Even these funds are increasingly raising capital surrounded by an ocean of other long-term, private markets also vying for the cash of institutional investors. Private equity firms such as the modern KKR have long since become alternative asset managers for the purpose of serving institutional investors seeking higher returns than can be obtained from bonds and equities.
Globally, according to Preqin, a data provider for alternative assets, over 1,000 funds last year raised $550bn of private capital, broadly defined. That made 2015 the third year in a row in which funds tapping investor demand for assets in infrastructure, private debt, and real estate — not only buyouts and venture capital — have raised half a trillion dollars for investments.
Private equity’s $287bn share of this pie in 2015 is still a sizeable amount. But the weight of capital flowing into private markets — looking for higher yield, despite the lack of liquidity and high fees demanded by private equity investment — is making traditional private equity funds and their lifespans less relevant.
Classically, private equity funds lock up investors’ capital for about 10 years. After raising the capital, fund dealmakers spend time picking assets with the goal of returning the money in five to seven years’ (hopefully having doubled or tripled it) through a sale or stock market listing. Yet only a third of private equity backers now invest in the industry purely through classic 10-year funds, according to a survey late last year by Palico, an online private equity fund marketplace.
Just as many investors now invest at least a 10th of their assets in private equity either by taking stakes alongside managers in deals — so-called co-investments — or in direct deals they have sourced on their own, Palico found.
Only a handful of large pension and sovereign wealth funds around the world have the in-house investment teams with the expertise for such direct investment at scale.
The rise of such “shadow” capital over traditional fundraising may grow larger however as other investors look to bring the pace of deploying capital in private equity into their own hands. According to Palico’s survey, three-quarters of investors reported that it took managers three years or more to invest half of the capital they had committed to funds. Waiting a long time for buyout executives to find and make deals is part and parcel of private equity investing and the “patient capital” it is supposed to represent. Yet 43 per cent reported that the pace of deployment has slowed down, a sign of prices for buyouts being pushed up by the rush of capital into the industry.

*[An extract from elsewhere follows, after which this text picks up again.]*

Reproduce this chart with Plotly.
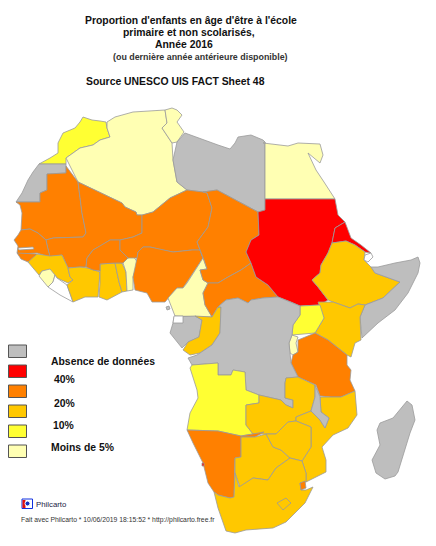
import plotly.graph_objects as go

# out-of-school rate class of each country (None = no fill, white on the map)
NO_DATA, UNDER_5, RATE_10, RATE_20, RATE_40, ABOVE_40 = range(6)

legend_classes = [NO_DATA, ABOVE_40, RATE_40, RATE_20, RATE_10, UNDER_5]
legend_labels = ["Absence de données", "40%", "20%", "10%", "Moins de 5%"]

class_colors = {
    NO_DATA: "#BEBEBE",
    ABOVE_40: "#FF0000",
    RATE_40: "#FF8000",
    RATE_20: "#FFC800",
    RATE_10: "#FFFF33",
    UNDER_5: "#FFFFB3",
    None: "#FFFFFF",
}

# country outlines (x, y in map units)
morocco = [(83,117),(92,120),(100,121),(106,122),(107,128),(110,137),(100,140),(93,145),(80,148),(66,158),(66,164),(39,164),(50,158),(58,153),(58,143),(63,133),(75,128),(80,122)]
western_sahara = [(39,164),(66,164),(66,173),(47,174),(47,190),(40,193),(40,202),(16,202),(22,193),(28,180),(33,172)]
algeria = [(107,122),(115,117),(133,112),(165,110),(167,123),(162,128),(172,143),(173,160),(177,182),(187,190),(170,198),(153,212),(143,215),(137,215),(136,212),(125,207),(122,203),(78,182),(72,170),(66,158),(80,148),(93,145),(100,140),(110,137),(107,128)]
tunisia = [(165,110),(172,108),(177,110),(182,115),(177,122),(184,132),(177,142),(172,143),(162,128),(167,123)]
libya = [(185,133),(177,142),(173,160),(177,182),(187,190),(203,192),(217,190),(258,212),(265,210),(265,142),(263,140),(251,135),(238,137),(235,143),(230,149),(218,145)]
egypt = [(263,143),(288,146),(298,143),(320,144),(323,155),(320,163),(308,153),(316,170),(324,182),(335,199),(265,199),(265,142)]
mauritania = [(47,174),(66,173),(66,166),(78,182),(82,213),(86,233),(83,237),(53,238),(46,240),(38,233),(30,229),(21,230),(22,213),(20,205),(16,202),(40,202),(40,193),(47,190)]
mali = [(78,182),(122,203),(125,207),(136,212),(137,215),(142,215),(142,233),(133,237),(120,240),(110,240),(102,245),(93,250),(87,258),(86,267),(80,267),(68,268),(62,255),(50,257),(47,245),(46,240),(53,238),(83,237),(86,233),(82,213)]
senegal = [(21,230),(30,229),(38,233),(46,240),(47,245),(50,257),(37,253),(20,254),(17,253),(18,248),(18,246),(14,240),(18,235)]
gambia = [(18,248),(33,247),(34,249),(19,250)]
guinea_bissau = [(17,253),(37,254),(35,259),(28,262),(21,259)]
guinea = [(37,254),(50,256),(62,255),(68,268),(70,277),(73,280),(68,283),(57,278),(50,270),(42,271),(39,275),(28,262)]
sierra_leone = [(39,276),(42,271),(50,269),(55,275),(53,282),(48,287)]
liberia = [(48,287),(53,282),(55,275),(57,278),(67,285),(73,302),(60,295)]
ivory_coast = [(68,268),(80,267),(88,268),(100,272),(98,297),(85,297),(73,302),(67,285),(73,280),(70,277)]
ghana = [(100,264),(115,263),(119,282),(122,292),(107,300),(99,297),(100,283)]
togo = [(115,263),(122,263),(126,272),(127,291),(122,292),(119,282)]
benin = [(123,263),(128,258),(133,256),(138,263),(133,277),(133,290),(127,291),(126,272)]
burkina = [(86,267),(87,258),(93,250),(102,245),(110,240),(120,240),(120,250),(128,258),(123,263),(115,263),(100,264),(100,271),(93,270)]
niger = [(142,215),(153,212),(170,198),(187,190),(203,192),(207,193),(212,208),(208,227),(197,242),(200,250),(192,250),(173,252),(163,250),(150,247),(143,247),(138,252),(137,258),(128,258),(120,250),(120,240),(133,237),(142,233)]
nigeria = [(138,252),(143,247),(150,247),(163,250),(173,252),(192,250),(200,250),(203,258),(197,267),(187,283),(183,288),(177,288),(168,298),(165,302),(152,302),(147,293),(135,290),(133,277),(137,258)]
cameroon = [(200,250),(204,260),(207,269),(200,270),(203,280),(208,283),(203,293),(205,305),(212,317),(175,316),(168,298),(177,288),(183,288),(187,283),(197,267),(203,258)]
chad = [(203,192),(217,190),(258,212),(259,235),(251,240),(246,252),(251,263),(241,270),(228,277),(218,283),(208,283),(203,280),(200,270),(207,269),(204,260),(200,250),(197,242),(208,227),(212,208),(207,193)]
car = [(208,283),(218,283),(228,277),(241,270),(251,263),(256,277),(268,285),(278,297),(263,298),(251,300),(248,303),(238,298),(226,300),(218,307),(212,317),(205,305),(203,293)]
sudan = [(265,199),(335,199),(338,215),(345,222),(335,228),(332,243),(328,253),(321,265),(320,273),(312,280),(318,287),(328,300),(320,305),(300,306),(291,302),(278,297),(268,285),(256,277),(251,263),(246,252),(251,240),(259,235),(258,212),(265,210)]
eritrea = [(345,222),(351,238),(361,245),(371,253),(365,252),(355,245),(346,241),(332,243),(335,228)]
ethiopia = [(332,243),(346,241),(355,245),(365,252),(364,260),(371,267),(375,273),(400,282),(383,298),(365,305),(358,304),(350,308),(333,302),(328,300),(318,287),(312,280),(320,273),(321,265),(328,253)]
djibouti = [(364,260),(365,255),(371,253),(373,257),(368,262)]
somalia = [(371,267),(378,267),(395,263),(411,260),(418,257),(420,263),(418,273),(408,293),(395,310),(378,323),(362,338),(360,317),(365,305),(383,298),(400,282),(375,273)]
kenya = [(318,302),(333,302),(350,308),(358,304),(365,305),(360,317),(361,340),(355,343),(351,357),(347,355),(328,340),(315,333),(324,318)]
uganda = [(300,306),(320,305),(324,318),(315,333),(292,335),(293,325),(300,315)]
rwanda_burundi = [(292,335),(298,337),(296,343),(298,352),(293,355),(290,353),(289,343)]
tanzania = [(298,340),(315,333),(328,340),(347,355),(347,365),(351,370),(350,380),(355,391),(341,397),(331,397),(320,396),(316,385),(298,377),(291,363),(293,355),(298,352)]
gabon = [(173,323),(174,317),(195,316),(202,320),(199,337),(188,342),(182,348),(170,333)]
eq_guinea = [(174,316),(183,316),(183,323),(173,323)]
bioko = [(166,307),(169,306),(170,309),(167,310)]
congo = [(195,316),(212,317),(218,307),(221,307),(220,333),(212,345),(200,353),(190,355),(183,350),(188,342),(199,337),(202,320)]
drc = [(218,307),(226,300),(238,298),(248,303),(251,300),(263,298),(278,297),(291,302),(300,306),(300,315),(293,325),(292,335),(289,343),(290,353),(291,363),(298,377),(286,378),(285,383),(285,398),(293,400),(293,408),(286,405),(281,400),(259,395),(246,390),(245,372),(233,370),(231,375),(218,375),(218,363),(192,365),(188,358),(197,355),(212,345),(220,333),(221,307)]
angola = [(192,365),(218,363),(218,375),(231,375),(233,370),(245,372),(246,390),(259,395),(259,403),(246,405),(246,425),(253,434),(241,436),(218,431),(187,430),(190,413),(198,398),(197,390),(190,368)]
zambia = [(286,378),(298,377),(315,385),(315,397),(311,411),(296,417),(296,421),(288,422),(276,434),(266,434),(253,434),(246,425),(246,405),(259,403),(259,395),(281,400),(286,405),(293,408),(293,400),(285,398),(285,383)]
malawi = [(315,385),(320,397),(321,412),(329,418),(325,428),(320,420),(311,411),(315,397)]
mozambique = [(320,397),(331,397),(341,397),(355,391),(357,415),(348,428),(333,435),(322,447),(326,460),(326,472),(313,478),(306,482),(306,473),(302,461),(311,447),(311,427),(296,421),(296,417),(311,411),(320,420),(325,428),(329,418),(321,412)]
namibia = [(187,430),(218,431),(241,436),(264,432),(255,437),(241,437),(241,457),(235,458),(234,497),(230,498),(218,495),(214,492),(208,483),(203,463),(193,443)]
walvis_bay = [(202,463),(204,463),(204,466),(202,466)]
botswana = [(241,437),(255,437),(266,434),(273,447),(281,450),(290,458),(276,468),(268,480),(253,478),(240,487),(235,473),(235,458),(241,457)]
zimbabwe = [(266,434),(276,434),(288,422),(296,421),(311,427),(311,447),(302,461),(290,458),(281,450),(273,447)]
south_africa = [(235,473),(239,487),(253,478),(268,480),(276,468),(290,458),(302,461),(306,473),(306,482),(300,483),(301,490),(306,490),(313,487),(305,503),(286,522),(273,528),(246,530),(235,533),(226,531),(223,522),(218,508),(214,492),(218,495),(230,498),(234,497)]
lesotho = [(277,503),(286,498),(291,503),(283,510)]
swaziland = [(300,483),(305,481),(306,488),(301,490)]
madagascar = [(407,401),(412,405),(415,420),(410,433),(398,472),(395,476),(385,479),(376,473),(372,460),(380,445),(377,430),(380,423),(393,418),(401,408)]

countries = [
    (morocco, RATE_10), (western_sahara, NO_DATA), (algeria, UNDER_5), (tunisia, UNDER_5),
    (libya, NO_DATA), (egypt, UNDER_5), (mauritania, RATE_40), (mali, RATE_40),
    (senegal, RATE_40), (gambia, None), (guinea_bissau, RATE_40), (guinea, RATE_20),
    (sierra_leone, UNDER_5), (liberia, None), (ivory_coast, RATE_20), (ghana, RATE_20),
    (togo, RATE_20), (benin, UNDER_5), (burkina, RATE_40), (niger, RATE_40),
    (nigeria, RATE_40), (cameroon, UNDER_5), (chad, RATE_40), (car, RATE_40),
    (sudan, ABOVE_40), (eritrea, ABOVE_40), (ethiopia, RATE_20), (djibouti, None),
    (somalia, NO_DATA), (kenya, RATE_20), (uganda, RATE_10), (rwanda_burundi, UNDER_5),
    (tanzania, RATE_40), (gabon, NO_DATA), (eq_guinea, None), (bioko, NO_DATA),
    (congo, RATE_20), (drc, NO_DATA), (angola, RATE_10), (zambia, RATE_20),
    (mozambique, RATE_20), (malawi, NO_DATA), (namibia, RATE_40), (walvis_bay, ABOVE_40),
    (botswana, RATE_20), (zimbabwe, RATE_20), (south_africa, RATE_20), (lesotho, RATE_20),
    (swaziland, RATE_40), (madagascar, NO_DATA),
]

fig = go.Figure()

for outline, rate_class in countries:
    xs = [p[0] for p in outline] + [outline[0][0]]
    ys = [p[1] for p in outline] + [outline[0][1]]
    fig.add_trace(go.Scatter(
        x=xs, y=ys, mode="lines", fill="toself",
        fillcolor=class_colors[rate_class],
        line=dict(color="#9A9A9A", width=0.8),
        hoverinfo="skip", showlegend=False,
    ))


def add_text(x, y, text, size, color="#111111", anchor="left"):
    # annotations carry a couple of px of padding on the left
    fig.add_annotation(
        x=x - 2 if anchor == "left" else x, y=y, text=text, showarrow=False,
        xanchor=anchor, yanchor="middle",
        font=dict(family="Liberation Sans", size=size, color=color),
    )


# header
add_text(190.5, 20, "<b>Proportion d'enfants en âge d'être à l'école</b>", 10.4, anchor="center")
add_text(189, 32, "<b>primaire et non scolarisés,</b>", 10.4, anchor="center")
add_text(184, 44, "<b>Année 2016</b>", 10.4, anchor="center")
add_text(200, 57, "<b>(ou dernière année antérieure disponible)</b>", 8.9, color="#333333", anchor="center")
add_text(86, 81, "<b>Source UNESCO UIS FACT Sheet 48</b>", 10.4)

# legend swatches
for i, rate_class in enumerate(legend_classes):
    fig.add_shape(
        type="rect", x0=8.5, x1=26.5, y0=345 + 20 * i, y1=357.5 + 20 * i,
        fillcolor=class_colors[rate_class], line=dict(color="#555555", width=1),
    )

legend_text_x = [51, 54, 54, 53, 51]
legend_text_y = [361, 379, 403, 425, 447]
for label, x, y in zip(legend_labels, legend_text_x, legend_text_y):
    add_text(x, y, f"<b>{label}</b>", 10.4)

# Philcarto logo and footer
fig.add_shape(type="rect", x0=22, x1=32.5, y0=499, y1=508.5, fillcolor="#FFFFFF", line=dict(color="#1030E0", width=1))
fig.add_shape(type="rect", x0=22.5, x1=25.5, y0=500, y1=508, fillcolor="#E01010", line=dict(width=0))
fig.add_shape(type="circle", x0=25, x1=30, y0=501, y1=506, fillcolor="#1030C0", line=dict(color="#FFFFFF", width=1))
add_text(36, 504, "Philcarto", 7.8, color="#222244")
add_text(21, 520, "Fait avec Philcarto * 10/06/2019 18:15:52 * http://philcarto.free.fr", 6.8, color="#333333")

fig.update_layout(
    width=436, height=546,
    margin=dict(l=0, r=0, t=0, b=0),
    paper_bgcolor="white", plot_bgcolor="white",
    xaxis=dict(range=[0, 436], visible=False, fixedrange=True),
    yaxis=dict(range=[546, 0], visible=False, fixedrange=True),
    showlegend=False,
)

fig.write_html("out.html", config={"displayModeBar": False}, post_script="document.body.style.margin = '0';")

This is problematic for many investors given the 1 to 2 per cent management fees they are paying on the capital they have committed, not to mention the opportunity costs of keeping cash on-hand in a low interest-rate world until it is drawn down for deals.
Hence the appeal of so-called shadow capital investments. “What is really important is what you do with the money between commitment and it being drawn down, and what you do with the money after it’s returned,” says Jonathan Bell, chief investment officer at Stanhope Capital, a London-based private wealth manager which launched a private equity platform for its clients last year.
Funds “need to have the cash to be able to make commitments,” Mr Bell adds. “It’s important to keep it at a level where you can keep the money working when it’s not being invested.”